以下に定義例を列挙していきます。実務上はこれら一つまたは複数を組み合わせて使われています。「販売見込みがない」というような場合、何をもってそうした状態になるか基準や定義を作っておくとよいでしょう。例えば客先からの打ち切り連絡の書面があったもの、というようなものがトリガーとなるのであれば、社内でも意味にずれが生じませんし、対外的にも筋の通ったルールと言い切ることができます。

  • 6か月間流動がない
  • 1年間流動がない
  • 量産打ち切りにより補修部品だけの需要になった
  • モデルチェンジにより生産が終了した
  • 物理的に劣化しており廃棄待ちの状態
  • 品質不具合や不良となっており客先へ出荷できない状態
  • 販売見込みがないことが分かっている状態

ビジネスの実態にあわせて定義し、この在庫が定義に則ってもどちらかよくわからない、あるいは都合のいいように解釈できるということのないよう明確な言葉をもって設定する必要があります。このため、人によって解釈が異なってしまう基準は使うことができないため、使う用語自体も細かく意味を定めておくのが一般的です。

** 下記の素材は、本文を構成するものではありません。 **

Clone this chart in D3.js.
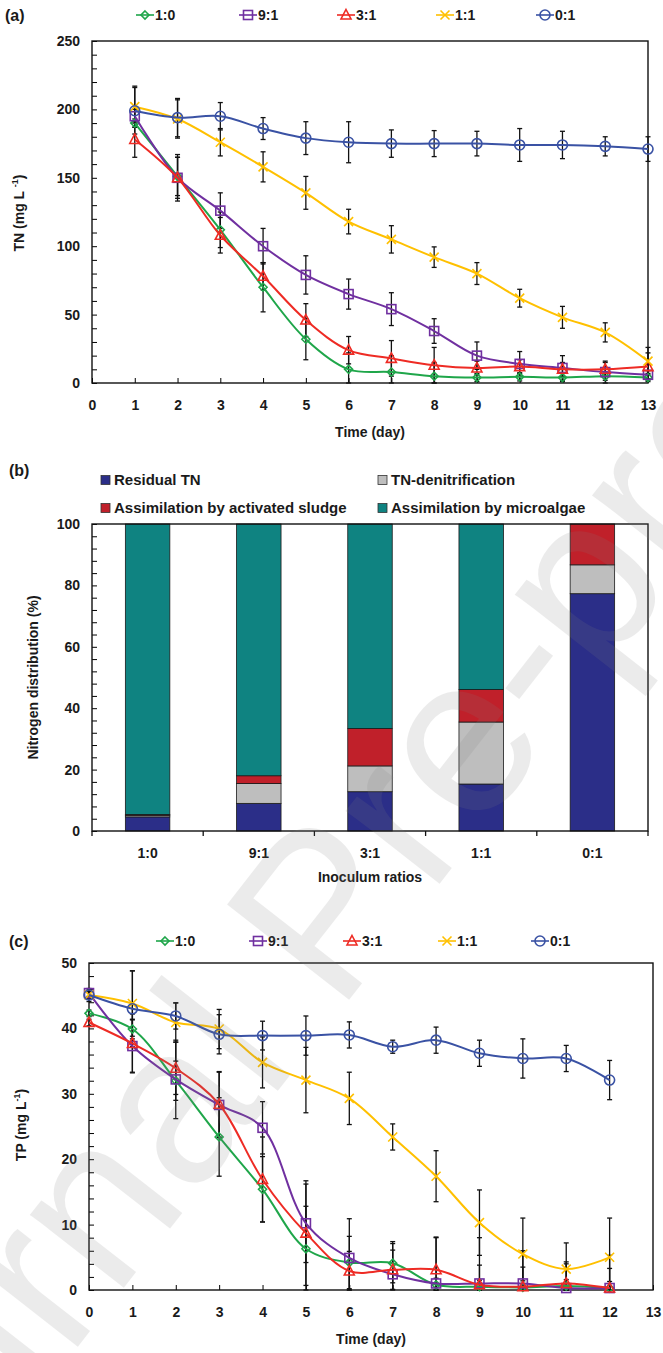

業界によっては6か月程度出荷が止まってもまた出荷が再開するのは一般的であったり、そもそも在庫が陳腐化することもなく、物理的な劣化・経済的な劣化・市場の需給変化も起きなというものであれば、この期間での設定は適切ではないということになります。

通常の在庫が不動在庫に転じると、その時点で在庫の価値が下がる評価減になり、企業によってはその在庫の帳簿上の価値を0にすることもあります。つまり損失としてあがってきます。したがって、何を不動在庫にするかを明確にして毎期ごとに適切に在庫と不動在庫を切り分けていく必要があります。

こうした性質上、在庫を廃棄する場合も、通常の在庫なのか不動在庫なのかによって社内の会計処理が異なることがありますので、対象となっている廃却品が不動在庫か否かというのは重要となるわけです。一例として、不動在庫として計上した段階でいったん評価減として在庫の価値を減らし、その在庫を廃棄する段階で在庫の価値をいったん戻してからまた損失として計上するというような運用を行うケースもあります。企業によっては不動在庫の一覧を毎期ごとに作成して管理しています。

注意を要するのは、甘い基準にして不動在庫による評価減が抑えられるようにしたところで、動かない在庫というのはそれだけでコストがかかり、会社の貴重な経営資源を食いつぶしているということです。また、過去に不動在庫の評価減を回避するために、無意味な倉庫間移動を繰り返していたというような事例もありますが、最終的にはこうした不正は自社に跳ね返ってくることになります。